A Swiss bank wants you to keep your keys while borrowing against your Bitcoin—sounds impossible, until now. Sygnum Bank and Debifi are introducing MultiSYG, a non-custodial BTC loan platform that lets borrowers retain shared control of collateral through a three-of-five multi-sig scheme. Pair that with CfC St. Moritz allocating 25% of its treasury to BTC, and you have a clear signal: institutional-grade crypto credit is converging with self-custody and on-chain transparency. Here’s what matters for traders and how to position.
What’s happening
MultiSYG, slated for H1 2026, introduces a shared-control loan model where Sygnum, the borrower, and independent signers co-authorize collateral movements. That limits unilateral actions and blocks unauthorized rehypothecation. Borrowers can verify BTC collateral on-chain in real time while accessing flexible drawdowns and regulated loan terms.

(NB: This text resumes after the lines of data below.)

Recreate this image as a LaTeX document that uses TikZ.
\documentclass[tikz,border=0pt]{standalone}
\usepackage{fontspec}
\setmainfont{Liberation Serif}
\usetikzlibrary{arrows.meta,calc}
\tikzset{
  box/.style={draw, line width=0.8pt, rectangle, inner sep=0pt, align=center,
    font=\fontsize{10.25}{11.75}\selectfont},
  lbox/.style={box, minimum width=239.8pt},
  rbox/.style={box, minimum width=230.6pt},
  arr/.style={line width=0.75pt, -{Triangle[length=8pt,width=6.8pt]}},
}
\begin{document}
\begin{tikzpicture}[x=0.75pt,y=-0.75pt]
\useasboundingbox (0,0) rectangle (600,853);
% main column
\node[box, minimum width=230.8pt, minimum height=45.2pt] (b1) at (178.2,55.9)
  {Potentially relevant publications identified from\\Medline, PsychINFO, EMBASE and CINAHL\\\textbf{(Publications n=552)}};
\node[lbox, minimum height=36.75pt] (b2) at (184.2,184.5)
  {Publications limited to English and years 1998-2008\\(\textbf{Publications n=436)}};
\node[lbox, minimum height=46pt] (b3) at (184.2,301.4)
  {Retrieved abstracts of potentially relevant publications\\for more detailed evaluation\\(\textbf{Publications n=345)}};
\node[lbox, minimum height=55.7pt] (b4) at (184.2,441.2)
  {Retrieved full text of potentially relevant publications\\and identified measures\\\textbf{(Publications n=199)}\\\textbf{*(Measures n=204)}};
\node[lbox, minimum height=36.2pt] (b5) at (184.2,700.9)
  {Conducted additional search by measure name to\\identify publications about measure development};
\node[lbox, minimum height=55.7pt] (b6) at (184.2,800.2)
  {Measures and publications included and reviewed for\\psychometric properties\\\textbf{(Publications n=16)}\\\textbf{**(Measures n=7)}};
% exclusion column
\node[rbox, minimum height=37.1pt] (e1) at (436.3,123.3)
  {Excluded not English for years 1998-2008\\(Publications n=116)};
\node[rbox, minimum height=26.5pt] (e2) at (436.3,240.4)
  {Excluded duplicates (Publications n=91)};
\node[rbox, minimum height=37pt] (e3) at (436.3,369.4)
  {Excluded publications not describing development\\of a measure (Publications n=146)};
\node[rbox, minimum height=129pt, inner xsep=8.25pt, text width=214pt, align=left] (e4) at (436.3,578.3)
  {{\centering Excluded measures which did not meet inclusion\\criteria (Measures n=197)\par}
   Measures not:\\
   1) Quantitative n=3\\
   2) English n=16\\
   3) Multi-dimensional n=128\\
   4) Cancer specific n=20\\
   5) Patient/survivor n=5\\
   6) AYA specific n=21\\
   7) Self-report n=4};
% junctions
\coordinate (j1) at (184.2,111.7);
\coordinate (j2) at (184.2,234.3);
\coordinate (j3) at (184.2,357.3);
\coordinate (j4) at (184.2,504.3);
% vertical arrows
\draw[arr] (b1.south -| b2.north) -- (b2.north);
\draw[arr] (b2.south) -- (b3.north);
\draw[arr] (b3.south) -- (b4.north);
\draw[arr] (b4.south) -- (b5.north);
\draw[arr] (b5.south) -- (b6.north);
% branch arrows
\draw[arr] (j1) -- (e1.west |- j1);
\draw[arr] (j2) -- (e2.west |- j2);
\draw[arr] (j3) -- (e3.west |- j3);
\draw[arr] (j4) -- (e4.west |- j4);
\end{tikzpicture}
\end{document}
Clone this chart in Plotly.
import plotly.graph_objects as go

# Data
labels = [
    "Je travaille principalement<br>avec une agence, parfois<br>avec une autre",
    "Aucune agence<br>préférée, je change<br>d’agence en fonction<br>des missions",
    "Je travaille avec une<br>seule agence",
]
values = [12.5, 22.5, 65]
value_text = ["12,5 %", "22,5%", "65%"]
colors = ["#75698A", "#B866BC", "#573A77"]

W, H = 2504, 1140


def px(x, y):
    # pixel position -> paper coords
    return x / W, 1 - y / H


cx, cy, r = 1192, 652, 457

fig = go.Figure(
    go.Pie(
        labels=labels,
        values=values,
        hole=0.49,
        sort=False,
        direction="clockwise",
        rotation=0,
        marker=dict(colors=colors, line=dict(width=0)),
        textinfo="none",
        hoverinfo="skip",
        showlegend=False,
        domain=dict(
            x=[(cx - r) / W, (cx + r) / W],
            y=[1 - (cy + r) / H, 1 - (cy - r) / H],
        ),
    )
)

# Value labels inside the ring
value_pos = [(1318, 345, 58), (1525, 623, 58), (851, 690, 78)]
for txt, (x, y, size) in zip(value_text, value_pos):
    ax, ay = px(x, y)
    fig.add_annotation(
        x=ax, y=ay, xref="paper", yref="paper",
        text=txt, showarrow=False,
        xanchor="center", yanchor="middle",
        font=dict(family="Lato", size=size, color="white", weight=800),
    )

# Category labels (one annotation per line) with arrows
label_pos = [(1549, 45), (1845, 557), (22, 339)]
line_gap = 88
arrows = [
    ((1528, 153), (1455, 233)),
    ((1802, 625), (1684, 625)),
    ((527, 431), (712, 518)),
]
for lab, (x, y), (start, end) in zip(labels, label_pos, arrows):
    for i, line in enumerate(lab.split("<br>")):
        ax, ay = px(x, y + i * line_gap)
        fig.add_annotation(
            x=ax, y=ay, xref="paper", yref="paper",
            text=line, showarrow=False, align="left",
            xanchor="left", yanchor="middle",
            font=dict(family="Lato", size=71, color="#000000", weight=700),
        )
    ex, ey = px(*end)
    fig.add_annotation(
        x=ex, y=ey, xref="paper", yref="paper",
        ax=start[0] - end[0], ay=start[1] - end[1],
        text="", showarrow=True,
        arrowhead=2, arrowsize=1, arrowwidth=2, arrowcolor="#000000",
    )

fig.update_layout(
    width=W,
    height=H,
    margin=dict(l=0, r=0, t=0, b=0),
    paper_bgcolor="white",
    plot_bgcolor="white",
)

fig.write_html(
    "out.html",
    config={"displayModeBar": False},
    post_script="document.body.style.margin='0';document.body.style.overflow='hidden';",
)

In parallel, CfC St. Moritz is formalizing a Bitcoin reserve, moving 25% of its treasury into BTC—another institutional proof point for BTC as a reserve-grade asset.
Why it matters for traders
This is a structural nod to safer BTC-backed credit. Markets tend to reward credible, transparent collateral frameworks with tighter spreads and deeper liquidity. A regulated, non-custodial lending venue can: - Compress BTC borrow rates over time as institutional demand scales. - Support basis trades (spot vs. futures) via cheaper, verifiable borrow. - Reduce headline risk tied to custodial failures, potentially stabilizing funding and volatility around liquidity shocks. - Reinforce the “digital gold” narrative as treasuries adopt BTC, promoting longer-term buy-and-hold flows.
Key risks to watch
Even with shared control, risk doesn’t vanish: - Liquidation/market risk: Sharp drawdowns can trigger forced sales if LTV thresholds are breached. - Operational risk: Multi-sig coordination, signer availability, and transaction latency during stress events. - Regulatory drift: Changes in rules for bank-backed crypto credit can affect terms, rates, or access. - Timeline risk: Launch is H1 2026—market impact is narrative-led now; real liquidity effects arrive later.
Actionable game plan
- Track BTC borrow/funding rates across CEX, on-chain money markets, and OTC desks for early spread compression as banks signal entry.
- Evaluate basis trades: lock in futures premiums while sourcing lower-cost BTC borrow—stress-test for liquidation and roll risk.
- Prioritize counterparties with provable on-chain collateral and clear rehypothecation policies; demand transparency to reduce tail risk.
- Watch institutional flow proxies: CME futures OI, BTC ETF/net flows (where applicable), and OTC premiums—rising institutional participation often precedes rate shifts.
- Plan for event catalysts: partner expansions, regulatory approvals, and pilot launches—these can drive short-lived volatility and liquidity windows.
Bottom line
A bank-backed, non-custodial BTC lending model is a meaningful step toward merging DeFi principles with regulated credit. Near-term, treat this as a narrative that supports liquidity quality and potentially lowers BTC borrowing costs; longer-term, traders who master collateral efficiency and transparent counterparty selection will have an edge.